Do you realise that most artists are already working to support their hobby?

That any money is usually a little bit on the side as reward for putting in hours on evenings and weekends?

Hardly anyone is making it rich. Some are lucky enough to go professional and you want to take that away because you have some high-horse mentality about what a proper job is.

Finally artists risk getting a fair slice of the profits that used to shovelled up by bone-idle wide-boys preserving the status quo, and at the same time the freetards want to take any remaining pittance away from them.

Reply Parent Score: 3

Yamin Member since:
2006-01-10

"Do you realise that most artists are already working to support their hobby? "

That is how it should be. Depends on where you live I guess. I'm in Canada... and we never hear the end of artists wanting government funding.


"Some are lucky enough to go professional and you want to take that away because you have some high-horse mentality about what a proper job is. "

Where do I say that? If they can become professional, and make money off it... more power to them. Just don't expect society to bend over backwards (via direct funding of arts, or restrictive management of the internet).

Any professional musician can make a good living doing live shows. Movies themselves are an outing and movie stars/producers can make a good living...

Reply Parent Score: 3

Matt Giacomini Member since:
2005-07-06

Yet today, we have people who want 'arts' funding and trying to make art a regular job.


I don't think this thread is based on whether people should get government funding for their hobbies, but whether your works should have some protection of copyright.

Edited 2011-01-31 18:20 UTC

Reply Parent Score: 2

Yamin Member since:
2006-01-10

It's part of the same package.

It's weather or not all 'work' needs to be monetized.

How it's 'monetized' is immaterial to the desire for it to be monetized.

I read the interview... and Coppola is more along the lines of not monetizing everything.

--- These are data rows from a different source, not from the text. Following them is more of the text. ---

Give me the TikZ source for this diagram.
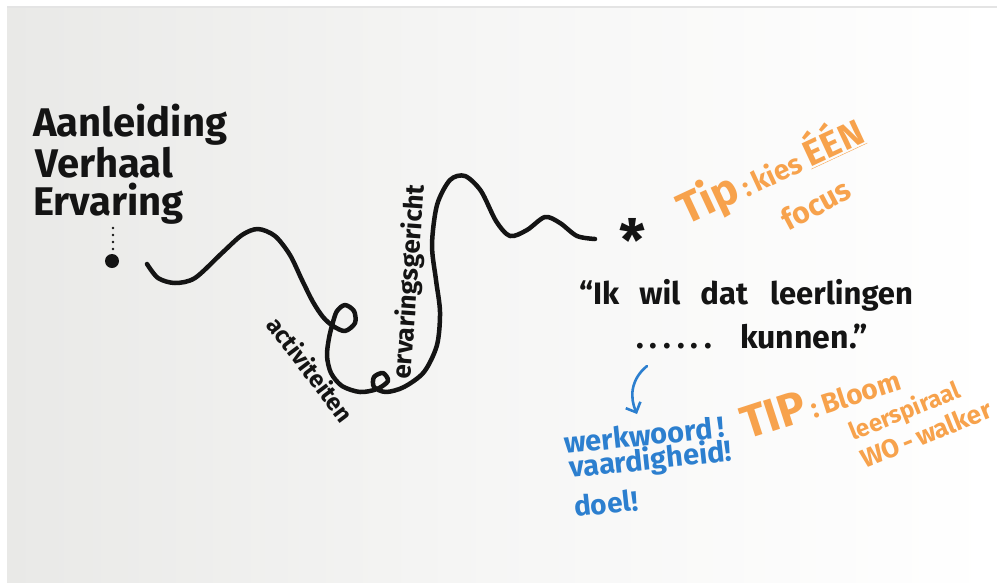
\documentclass[tikz,border=0pt]{standalone}
\usepackage{fontspec}
\setmainfont{Fira Sans}
\usetikzlibrary{arrows.meta}
\definecolor{ink}{HTML}{141414}
\definecolor{mkorange}{HTML}{F7A24C}
\definecolor{mkblue}{HTML}{2C7FCF}
\definecolor{paperL}{HTML}{E9E9E7}
\definecolor{paperR}{HTML}{FFFFFF}
\definecolor{edge}{HTML}{E4E4E4}
\newcommand{\fsz}[1]{\fontsize{#1}{#1}\selectfont}
\tikzset{
  hand/.style={inner sep=0pt, font=\bfseries, text=ink},
  wave/.style={draw=ink, line width=4.5pt, line cap=round, line join=round},
  orng/.style={inner sep=0pt, font=\bfseries, text=mkorange},
  blu/.style={inner sep=0pt, font=\bfseries, text=mkblue},
}
\begin{document}
\begin{tikzpicture}[x=1pt,y=-1pt]
\useasboundingbox (0,0) rectangle (998,582);
\fill[white] (0,0) rectangle (998,582);
\shade[left color=paperL, right color=paperR, middle color=paperR!60!paperL] (7,8) rectangle (996,582);
\fill[edge] (7,6) rectangle (997,8);

% left labels
\node[hand, anchor=base west] (aan) at (33,136) {\fsz{40}Aanleiding};
\node[hand, anchor=base west] (ver) at (35,177) {\fsz{40}Verhaal};
\node[hand, anchor=base west] (erv) at (33,215) {\fsz{40}Ervaring};
\foreach \yy in {228,235,242,249} \fill[ink] (113,\yy) circle (1.4);
\fill[ink] (112,261) circle (7);
\coordinate (start) at (112,261);

% wave
\draw[wave] plot[smooth, tension=0.5] coordinates {
 (147,264) (158,278) (175,283) (195,278) (222,253) (242,235) (258,229)
 (275,236) (290,255) (302,280) (313,302) (323,317) (333,326) (345,331)
 (355,323) (354,311) (345,305) (337,311) (333,322) (329,338) (327,356)
 (331,373) (342,386) (360,392) (377,389) (388,381) (383,373) (374,377)
 (374,387) (386,392) (404,387) (424,372) (437,345) (440,312) (436,280)
 (432,245) (437,205) (450,180) (465,176) (481,191) (496,221) (510,236)
 (527,230) (545,217) (560,223) (577,236) (595,239)};
\coordinate (wend) at (595,239);

% curve texts
\node[hand, rotate=-53] (act) at (311,369) {\fsz{24}activiteiten};
\node[hand, rotate=86] (ervg) at (410,282) {\fsz{26}ervaringsgericht};

% asterisk
\node[hand] (star) at (633,240) {\fsz{58}*};

% tip 1
\node[orng, anchor=base west, rotate=25] (tip1) at (686,226)
  {\fsz{44}Tip\fsz{28}\,:\,kies \fsz{36}\underline{ÉÉN}};
\node[orng, rotate=28] (focus) at (816,204) {\fsz{30}focus};

% quote
\node[hand, anchor=base west] (q1) at (579,304)
  {\fsz{31}“Ik\hspace{20pt}wil\hspace{20pt}dat\hspace{22pt}leerlingen};
\node[hand, anchor=base west] (q2) at (636,348)
  {\fsz{32}.\hspace{6pt}.\hspace{6pt}.\hspace{6pt}.\hspace{6pt}.\hspace{6pt}.\hspace{28pt}kunnen.”};

% blue arrow and text
\coordinate (ba) at (647,366);
\coordinate (bb) at (637,414);
\draw[mkblue, line width=2.6pt, line cap=round, -{Straight Barb[length=8pt,width=16pt]}]
  (ba) .. controls (630,380) and (630,398) .. (bb);
\node[blu, anchor=base west, rotate=6] (w1) at (565,454) {\fsz{29}werkwoord\,!};
\node[blu, anchor=base west, rotate=6] (w2) at (570,478) {\fsz{29}vaardigheid!};
\node[blu, anchor=base west, rotate=6] (w3) at (575,517) {\fsz{28}doel!};

% tip 2
\node[orng, anchor=base west, rotate=18] (tip2) at (747,440)
  {\fsz{46}TIP\fsz{28}\,:\,Bloom};
\node[orng, anchor=base west, rotate=22] (leer) at (853,441) {\fsz{24}leerspiraal};
\node[orng, anchor=base west, rotate=22] (wo) at (865,469) {\fsz{26}WO\,-\,walker};
\end{tikzpicture}
\end{document}
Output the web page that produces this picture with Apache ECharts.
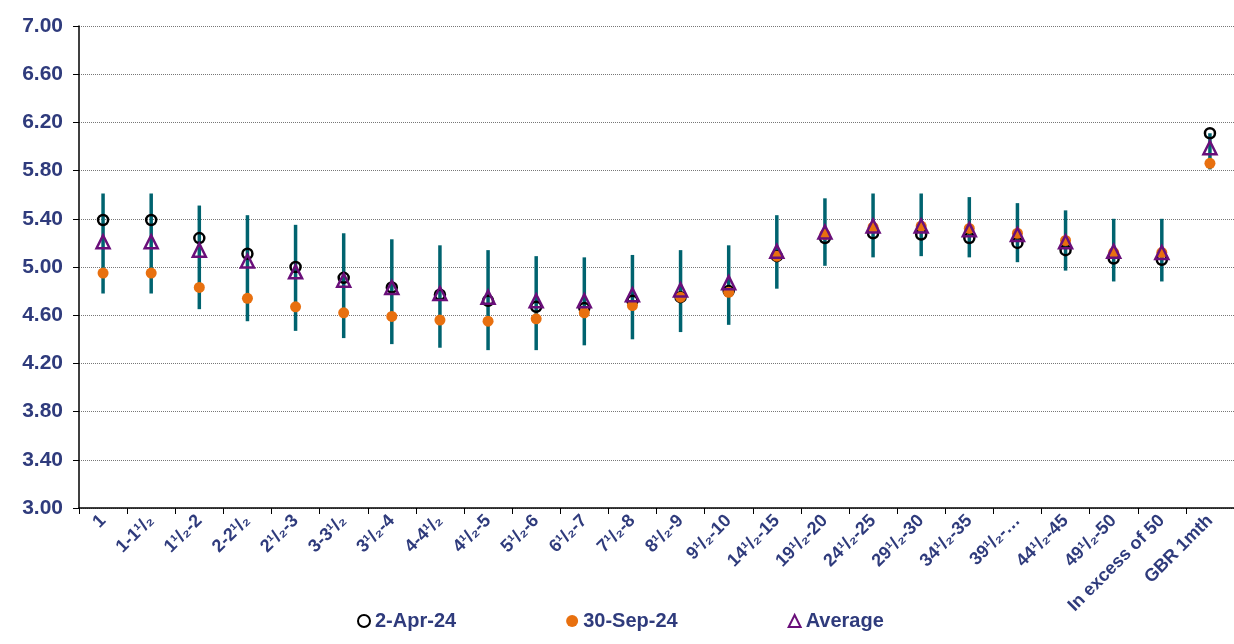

"I make films. No one tells me what to do. But I make the money in the wine industry. You work another job and get up at five in the morning and write your script. "

"“Try to disconnect the idea of cinema with the idea of making a living and money.” Because there are ways around it."

I don't think anyone is saying artists shouldn't make money... but neither should you focus on monetizing every aspect of your work.

He makes the point that before recorded music, artists would have to travel and people would pay to see them. This is still largely the case today. Whether or not an artist is paid for every song sold, every time it is heard... is immaterial to the reality that a successful artist can make a living doing live shows.

He more or less tosses out an idea. That's what I'm doing.

I'm not suggesting we shouldn't have copyright or anything... It's obviously a question of what kind of copyright, what kind of enforcement... but too often the discussion revolved around monetizing all work.

And today... the restrictions needed to 'monetize' all work are far too intrusive in terms of government that it should cause us to reevaluate.

As I said in another post... it's a little impractical today as we don't live in times of cheap existence... but maybe we should be looking at thing differently.